Fetal Burial Trial Concludes
Five-day trial into draconian law yields no indication from judge on eventual ruling
Legal arguments over the state's latest anti-choice law – part of 2017's Senate Bill 8 – concluded Friday. Abortion providers challenging a law that would force women to bury or cremate their fetal tissue after an abortion or miscarriage argued the law would infringe on their patients' personal beliefs, shame them, and add barriers to care. Current law requires fetal tissue to be incinerated and disposed of in a landfill, or ground up and placed in a sewage system, but anti-choice politicians say that method of disposal lacks "respect" for the unborn.
In a departure even noted by presiding U.S. Judge David Ezra, state attorneys opted against arguing for any medical benefit to the law, and instead insisted that the new disposal method offers needed "dignity" to the fetal and embryonic remains, a wildly subjective measure. The "unusual" change in defense of a reproductive rights law, said Ezra, makes the case "extremely unique" and also makes finding precedent "all the more difficult," since claims of health and safety are typically "paramount" in abortion law cases.
Abortion providers' attorney J. Alexander Lawrence told me after the trial that the courts – which have blocked similar laws in Louisiana, Arkansas, and Indiana – have made clear that the state's interest in promoting fetal life does not outweigh the barriers that the law would impose on a woman's constitutional right to abortion. "You have to measure the benefits and the burdens, and the burden here is intended for no other purpose than to stigmatize women who choose abortion," he said.
In a ruling issued last year, Indiana Judge Tanya Walton Pratt struck down that state's law, signed in 2016 under then-Gov. Mike Pence, saying precedent didn't recognize a fetus as a human being, and so abortion providers shouldn't be forced to treat fetal remains as such: "[I]f the law does not recognize a fetus as a person, there can be no legitimate state interest in requiring an entity to treat an aborted fetus the same as a deceased human," wrote the judge. Whether or not an individual "views fetal tissue as essentially the same as human remains is each person's own personal and moral decision."
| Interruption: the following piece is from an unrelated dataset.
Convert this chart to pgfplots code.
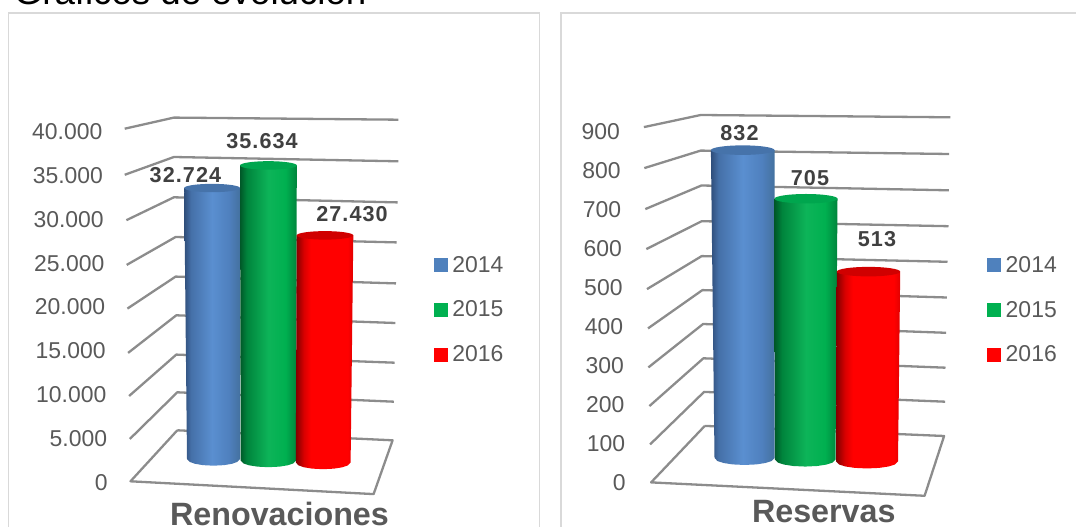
\documentclass[border=0pt]{standalone}
\usepackage{fontspec}
\setmainfont{Liberation Sans}
\newfontfamily\spaced[LetterSpace=5]{Liberation Sans}
\usepackage{pgfplots}
\usepackage{pgfplotstable}
\pgfplotsset{compat=1.18}
\def\px{0.75pt}

\definecolor{txt}{HTML}{595959}
\definecolor{lbl}{HTML}{404040}
\definecolor{gridc}{HTML}{8C8C8C}
\definecolor{framec}{HTML}{D9D9D9}
\definecolor{blue14}{HTML}{4F81BD}
\definecolor{green15}{HTML}{00B050}
\definecolor{red16}{HTML}{FF0000}
\definecolor{capblue}{HTML}{4673AA}
\definecolor{capgreen}{HTML}{00A64E}
\definecolor{capred}{HTML}{D00000}
\definecolor{blueA}{HTML}{2F4E7A}
\definecolor{blueB}{HTML}{4570A8}
\definecolor{blueC}{HTML}{5A8FD0}
\definecolor{blueD}{HTML}{4F80BE}
\definecolor{blueE}{HTML}{44719F}

\pgfdeclarehorizontalshading{cylblue}{100bp}{color(0bp)=(blueA);
  color(25bp)=(blueA); color(31bp)=(blueB); color(50bp)=(blueC); color(65bp)=(blueD); color(75bp)=(blueE); color(100bp)=(blueE)}
\pgfdeclarehorizontalshading{cylgreen}{100bp}{color(0bp)=(green15!50!black);
  color(25bp)=(green15!50!black); color(31bp)=(green15!75!black); color(50bp)=(green15!95!white); color(65bp)=(green15); color(75bp)=(green15!75!black); color(100bp)=(green15!75!black)}
\pgfdeclarehorizontalshading{cylred}{100bp}{color(0bp)=(red16!50!black);
  color(25bp)=(red16!50!black); color(32bp)=(red16!85!black); color(38bp)=(red16); color(70bp)=(red16); color(75bp)=(red16!88!black); color(100bp)=(red16!88!black)}

% ellipse used as the lid of a cylinder
\pgfdeclareplotmark{lid}{\pgfpathellipse{\pgfpointorigin}{\pgfqpoint{\pgfplotmarksize}{0pt}}{\pgfqpoint{0pt}{0.15\pgfplotmarksize}}\pgfusepathqfill}

% outline of a cylinder: top=1 is the lid level, d the depth of the bottom arc
\pgfplotstableread{
t top d
-1 1 0
-1 0 0
-0.9 0 0.436
-0.7 0 0.714
-0.4 0 0.917
0 0 1
0.4 0 0.917
0.7 0 0.714
0.9 0 0.436
1 0 0
1 1 0
}\outline
\pgfplotstableread{
a b
0 0
}\onepoint

% #1 shading #2 lid colour #3 centre top #4 half width top #5 centre bottom #6 half width bottom #7 base #8 value #9 arc depth
\newcommand\cyl[9]{
  \addplot[draw=none, shade, shading=#1, forget plot] table[
    x expr={(#3+#4*\thisrow{t})*\thisrow{top}+(#5+#6*\thisrow{t})*(1-\thisrow{top})},
    y expr={(#8+#7)*\thisrow{top}+(#7-#9*\thisrow{d})*(1-\thisrow{top})}] {\outline} -- cycle;
  \addplot[only marks, mark=lid, mark size={#4*\px}, color=#2, forget plot]
    table[x expr={#3}, y expr={#8+#7}] {\onepoint};
}

\pgfplotsset{
  canvas/.style={
    scale only axis, width=1076*\px, height=527*\px,
    at={(0,0)}, anchor=south west, xmin=0, xmax=1076,
    hide axis, clip=false},
  wall/.style={
    anchor=origin, xmin=0, xmax=10, x={(\px,0)},
    axis line style={draw=none}, xtick=\empty, major tick length=0pt,
    clip=false, ymin=0,
    /pgf/number format/.cd, assume math mode=true, /pgfplots/.cd,
    yticklabel style={anchor=east, inner sep=0pt, font=\fontsize{17.2pt}{20pt}\selectfont, text=txt}},
  bardata/.style={
    draw=none, mark=none, forget plot,
    visualization depends on={\thisrow{dy}\as\dy},
    nodes near coords={\pgfmathprintnumber{\pgfplotspointmeta}},
    point meta=explicit,
    every node near coord/.style={anchor=center, yshift=\dy*\px, text=lbl, inner sep=0pt,
      font=\fontsize{16.2pt}{18pt}\spaced\bfseries}},
  yearlegend/.style={
    legend style={at={#1}, anchor=north west, draw=none, fill=none, inner sep=0pt, outer sep=0pt,
      row sep=16.1pt, font=\fontsize{17.2pt}{20pt}\selectfont, text=txt,
      cells={anchor=west}},
    legend image code/.code={\fill[##1, draw=none] (0pt,-5.25pt) rectangle (10.5pt,5.25pt); \path (11.7pt,0pt);},
    legend cell align=left},
}

\begin{document}
\begin{tikzpicture}
\clip (0,0) rectangle (1076*\px,527*\px);

% frames, floors and grid lines, in pixels of the picture
\begin{axis}[canvas, ymin=0, ymax=527, y dir=reverse]
\addplot[framec, line width=1.7*\px] coordinates {(8.6,540) (8.6,12.8) (539.5,12.8) (539.5,540)};
\addplot[framec, line width=1.7*\px] coordinates {(560.8,540) (560.8,12.8) (1090,12.8)};
\foreach \a/\b/\c/\d/\e/\f in {
  124.7/128.7/173.9/117.6/398.4/119.7, 124.7/174.8/173.9/157.0/398.4/161.3,
  126.4/220.2/173.9/197.3/397.7/202.4, 126.7/264.9/175.6/237.0/396.7/242.4,
  127.4/308.6/175.6/276.6/396/283.4, 128.1/352.9/176.3/315.3/395.3/323,
  129.1/396/176.3/354.6/394.6/362.7, 129.8/439/177.3/392.3/393.9/401.7,
  643.9/127.1/700.7/115/950.3/117.3, 644.3/168.1/700.7/150.6/949.2/154,
  645.3/209.1/701.4/185.5/948.9/190.3, 646.3/249.1/701.7/221.2/948.5/226.2,
  647/289.1/701.7/256.1/947.5/261.8, 648/328.4/702.4/290.1/946.8/297.5,
  648.4/367.4/703.1/324/946.2/332.8, 649.4/406.1/703.4/358.3/945.5/367.7,
  650.1/444.4/704.1/391.9/945.1/401.7} {
  \edef\tmp{\noexpand\addplot[gridc, line width=2.3*\px, line join=round] coordinates {(\a,\b) (\c,\d) (\e,\f)};}
  \tmp
}
\addplot[gridc, line width=2.3*\px, line join=round] coordinates {(177.3,430.3) (130.5,481.3) (373.6,494.1) (392.6,440.3) (177.3,430.3)};
\addplot[gridc, line width=2.3*\px, line join=round] coordinates {(704.8,425.9) (651.1,482.4) (924.6,495.8) (944.1,436) (704.8,425.9)};
\node[anchor=base west, inner sep=0pt, font=\fontsize{27.5pt}{30pt}\selectfont] at (axis cs:13.5,4.5) {Gráficos de evolución};
\node[anchor=base, inner sep=0pt, font=\fontsize{24.2pt}{28pt}\selectfont\bfseries, text=txt] at (axis cs:279.5,526) {Renovaciones};
\node[anchor=base, inner sep=0pt, font=\fontsize{24.2pt}{28pt}\selectfont\bfseries, text=txt] at (axis cs:823.8,522.5) {Reservas};
\end{axis}

% value axes, leaning with the front edge of the wall
\begin{axis}[wall, at={(108*\px,44.3*\px)}, y={(-5.4*\px/40,351.3*\px/40)},
  ymax=40, ytick={0,5,...,40},
  yticklabels={0,5.000,10.000,15.000,20.000,25.000,30.000,35.000,40.000}]
\addplot[draw=none, forget plot] coordinates {(0,0)};
\end{axis}
\begin{axis}[wall, at={(626*\px,44*\px)}, y={(-5.8*\px/900,351.5*\px/900)},
  ymax=900, ytick={0,100,...,900}]
\addplot[draw=none, forget plot] coordinates {(0,0)};
\end{axis}

% Renovaciones
\begin{axis}[canvas, ymin=-8091.8, ymax=55555.6, yearlegend={(axis cs:433.9,24940)},
  /pgf/number format/.cd, 1000 sep={.}, assume math mode=true]
\cyl{cylblue}{capblue}{212.1}{27.9}{213.5}{26.5}{121}{32724}{809}
\cyl{cylgreen}{capgreen}{268.4}{28.4}{268.4}{27.7}{-60}{35634}{809}
\cyl{cylred}{capred}{325}{28.3}{323.2}{27.4}{-302}{27430}{809}
\addplot[bardata] table[meta=v] {
x y v dy
185.4 32845 32724 12.5
262 35574 35634 24.3
352 27128 27430 21.4
};
\addlegendimage{fill=blue14} \addlegendentry{2014}
\addlegendimage{fill=green15} \addlegendentry{2015}
\addlegendimage{fill=red16} \addlegendentry{2016}
\end{axis}

% Reservas
\begin{axis}[canvas, ymin=-181.1, ymax=1243.2, yearlegend={(axis cs:987.2,558)},
  /pgf/number format/.cd, 1000 sep={.}, assume math mode=true]
\cyl{cylblue}{capblue}{742.7}{31.8}{744.5}{30}{5.4}{832}{18.9}
\cyl{cylgreen}{capgreen}{806}{31.5}{805.2}{30.3}{1.1}{705}{18.9}
\cyl{cylred}{capred}{868.5}{31.7}{867}{31}{-4}{513}{18.9}
\addplot[bardata] table[meta=v] {
x y v dy
739.5 837.4 832 16.8
810 706.1 705 20.2
877 509 513 32.7
};
\addlegendimage{fill=blue14} \addlegendentry{2014}
\addlegendimage{fill=green15} \addlegendentry{2015}
\addlegendimage{fill=red16} \addlegendentry{2016}
\end{axis}
\end{tikzpicture}
\end{document}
In reality, this regulation is yet another transparent attempt by anti-choice Texas officials to shutter clinics, a documented pattern. As noted during the trial, the law forces abortion providers into contracting with anti-choice Catholic cemeteries and crematoriums – unreliable, ideological vendors that would either not work with them or cancel their contracts, leaving clinics to close down. At no point during the trial did the state affirm any vendor had entered into a long-term contract with an abortion provider. SB 8 also imposes an unfair standard to aborted fetal tissue, as the state has few rules regarding the disposal of human remains, said Lawrence. "The state laws governing what people can do after a loved one dies is pretty unregulated," he said. "You could do just about anything including shooting ashes out of a cannon or even loading shotgun shells with cremated remains."
Both sides have until Aug. 3 to provide written closing arguments and, for the state, answer a flurry of questions from the judge, including how many vendors have firmly committed to the service; how many vendors on the state registry are secular organizations; and if they are spread out geographically. Ezra provided no strong indication of when he'll rule.
The case could perhaps make its way to the U.S. Supreme Court – either from Texas, Indiana, or elsewhere, in the coming months. "It's conceivable that SCOTUS will want to hear it," said Lawrence. "But in my view, the lower courts have been consistent in their rulings against this type of law, so it doesn't seem necessary for the Supreme Court to weigh in. But obviously, they'll do what they want to do."